To calculate the acceleration vector, we need to take the derivative of the velocity vector with respect to time (\( t \)):

• \[\overrightarrow{a} = \frac {d\overrightarrow{v}} {dt}\]

This implies differentiating each component of the velocity vector separately. For the exercise given, the velocity vector differentiates to yield:

• \[ \overrightarrow{a} = [6 - 8t] \hat{\mathbf{i}} \]

The constant vertical velocity component means that there is no acceleration in the \( \hat{\mathbf{j}} \) direction.

This simplified form of the acceleration vector shows that only the horizontal component changes over time, and we can calculate it at specific times by substituting values of \( t \).

Speed Calculation

Speed represents the magnitude of the velocity vector and conveys how fast an object is moving regardless of direction. Unlike velocity, speed is a scalar, meaning it has only a magnitude, not direction.

To calculate speed from a velocity vector, use the Pythagorean theorem to find the magnitude:

• \[|v| = \sqrt{v_x^2 + v_y^2}\]

Substituting the given components:

• 
  \[|v| = \sqrt{(6.0 \, m/s^2 \cdot t - 4.0 \, m/s^3 \cdot t^2)^2 + (8.0 \, m/s)^2} \].

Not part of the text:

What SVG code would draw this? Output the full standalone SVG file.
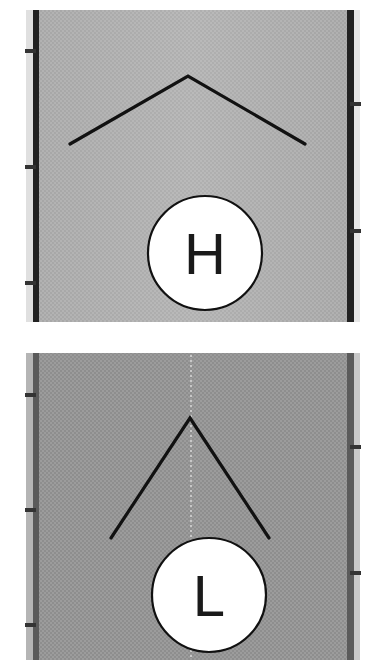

This expression provides a method to find the speed at any given time. For example, to find when the speed equals a specific value, like 10 \( m/s \), substitute this into the expression and solve for \( t \), often yielding multiple possible times.

Derivative of Velocity

The derivative of a function describes how the function changes with respect to one of its variables—in this case, time (\( t \)).

The derivative of the velocity vector gives us the acceleration vector, indicating how quickly the velocity is changing. Using the derivative is crucial in finding the acceleration when dealing with time-dependent velocity expressions.

For example, differentiating the velocity vector:

• \[\overrightarrow{v} = (6.0 \, m/s^2 \cdot t - 4.0 \, m/s^3 \cdot t^2) \hat{\mathbf{i}} + (8.0 \, m/s) \hat{\mathbf{j}}\]

With respect to time gives:

• \[\overrightarrow{a} = (6 - 8t) \hat{\mathbf{i}}\]

This illustrates the process of taking a derivative and helps understand how changes in velocity affect the motion of the particle over time.